- Şenyurt Location in Turkey
- Coordinates: 37°04′55″N 40°39′00″E﻿ / ﻿37.082°N 40.650°E
- Country: Turkey
- Province: Mardin
- District: Kızıltepe
- Population (2022): 1,144
- Time zone: UTC+3 (TRT)

= Şenyurt, Kızıltepe =

Şenyurt (Dirbêsî) is a neighbourhood of the municipality and district of Kızıltepe, Mardin Province, Turkey. Its population is 1,144 (2022). Before the 2013 reorganisation, it was a town (belde). It is populated by Kurds of the Kîkan Kurdish tribe. Şenyurt is situated 12 km south of Kızıltepe and 30 km south of Mardin.

==History==
After the First World War, the Turkish Empire collapsed and Syria was occupied by the French army. Later, the French occupation zone became the Syrian Arab Republic.
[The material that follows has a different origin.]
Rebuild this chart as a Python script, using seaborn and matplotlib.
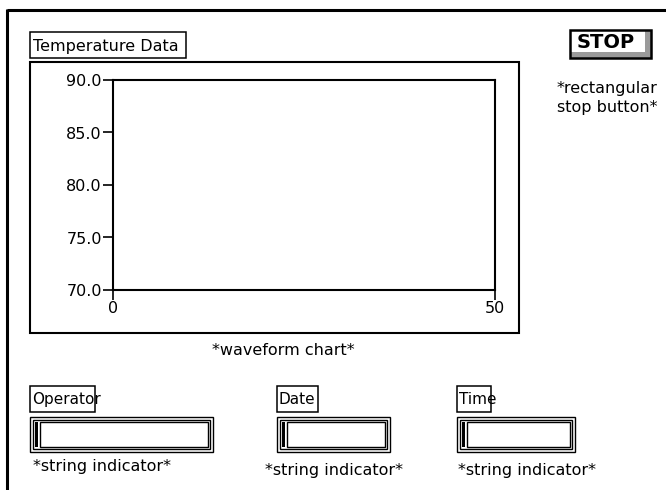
import matplotlib
matplotlib.use("Agg")
import matplotlib.pyplot as plt
import seaborn as sns
from matplotlib.patches import Rectangle

# date pentru panoul frontal (grafic gol, fara puncte)
chart_title = "Temperature Data"
chart_caption = "*waveform chart*"
x_range = [0, 50]
y_ticks = [70.0, 75.0, 80.0, 85.0, 90.0]
y_tick_labels = ["70.0", "75.0", "80.0", "85.0", "90.0"]
temp_x = []
temp_y = []

indicator_names = ["Operator", "Date", "Time"]
indicator_caption = "*string indicator*"
stop_text = "STOP"
stop_caption = ["*rectangular", "stop button*"]

W, H = 666, 490
sns.set_style("white")
plt.rcParams["font.family"] = ["DejaVu Sans"]
plt.rcParams["text.color"] = "black"
plt.rcParams["xtick.color"] = "black"
plt.rcParams["ytick.color"] = "black"
FS = 11.5

fig = plt.figure(figsize=(W / 100, H / 100), dpi=100)
fig.patch.set_linewidth(0)

# axa de fundal in pixeli
bg = fig.add_axes([0, 0, 1, 1])
bg.set_xlim(0, W)
bg.set_ylim(H, 0)
bg.axis("off")


def box(x0, y0, x1, y1, lw=1.1, fc="none", z=2):
    bg.add_patch(Rectangle((x0, y0), x1 - x0, y1 - y0, fill=fc != "none",
                           facecolor=fc, edgecolor="black", lw=lw, zorder=z))


# marginea panoului (doar sus si stanga, restul e taiat)
bg.plot([7, W], [10, 10], color="black", lw=2.2, solid_capstyle="butt")
bg.plot([7, 7], [9, H], color="black", lw=2.2, solid_capstyle="butt")

# eticheta si cadrul graficului
box(30, 32, 186, 58)
bg.text(33, 46, chart_title, fontsize=FS, va="center", ha="left")
box(30, 62, 519, 333, lw=1.5)
bg.text(283, 350, chart_caption, fontsize=FS, va="center", ha="center")

# butonul STOP
bg.add_patch(Rectangle((645, 31), 6, 27, facecolor="#9a9a9a", lw=0, zorder=2))
bg.add_patch(Rectangle((571, 52), 80, 6, facecolor="#9a9a9a", lw=0, zorder=2))
box(570, 30, 651, 58, lw=1.8, z=3)
bg.text(606, 43, stop_text, fontsize=14, fontweight="bold", va="center", ha="center",
        family=["Liberation Sans Narrow", "DejaVu Sans"])
bg.text(557, 88, stop_caption[0], fontsize=FS, va="center", ha="left")
bg.text(557, 107, stop_caption[1], fontsize=FS, va="center", ha="left")

# indicatoarele de tip string
ind_pos = [(30, 213, 95, 33, 466), (277, 390, 318, 265, 470), (457, 575, 491, 458, 470)]
for name, (x0, x1, lx1, cx, cy) in zip(indicator_names, ind_pos):
    box(x0, 386, lx1, 412)
    bg.text(x0 + 2, 399, name, fontsize=FS - 0.5, va="center", ha="left")
    box(x0, 417, x1, 452, lw=1.0)
    box(x0 + 3, 420, x1 - 3, 449, lw=1.0)
    bg.add_patch(Rectangle((x0 + 5, 422), 3, 25, facecolor="black", lw=0, zorder=3))
    box(x0 + 10, 422, x1 - 5, 447, lw=1.0)
    bg.text(cx, cy, indicator_caption, fontsize=FS, va="center", ha="left")

# graficul propriu-zis (waveform chart)
ax = fig.add_axes([113 / W, (H - 290) / H, (495 - 113) / W, (290 - 80) / H])
sns.lineplot(x=temp_x, y=temp_y, ax=ax, color="black")
ax.set_xlim(x_range)
ax.set_ylim(y_ticks[0], y_ticks[-1])
ax.set_xticks(x_range)
ax.set_xticklabels([str(v) for v in x_range], fontsize=FS)
ax.set_yticks(y_ticks)
ax.set_yticklabels(y_tick_labels, fontsize=FS)
ax.tick_params(axis="both", direction="out", length=7, width=1.2, color="black",
               labelcolor="black", bottom=True, left=True, pad=1)
for s in ax.spines.values():
    s.set_color("black")
    s.set_linewidth(1.5)
ax.set_xlabel("")
ax.set_ylabel("")
ax.set_facecolor("white")

fig.savefig("out.png", dpi=100)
The Syria–Turkey border line follows the railroad. Like all settlements on the railroad, the southern quarters of the town are in Syria and the northern quarters are in Turkey. The southern portion in Syria is Al-Dirbasiyah (الدرباسية).

==Economy==
In 2016, Turkey decided to build a wall along the border with Syria and the border gate closed in 2017, as the wall was about to be in place. Thus, the town lost an important source of revenue.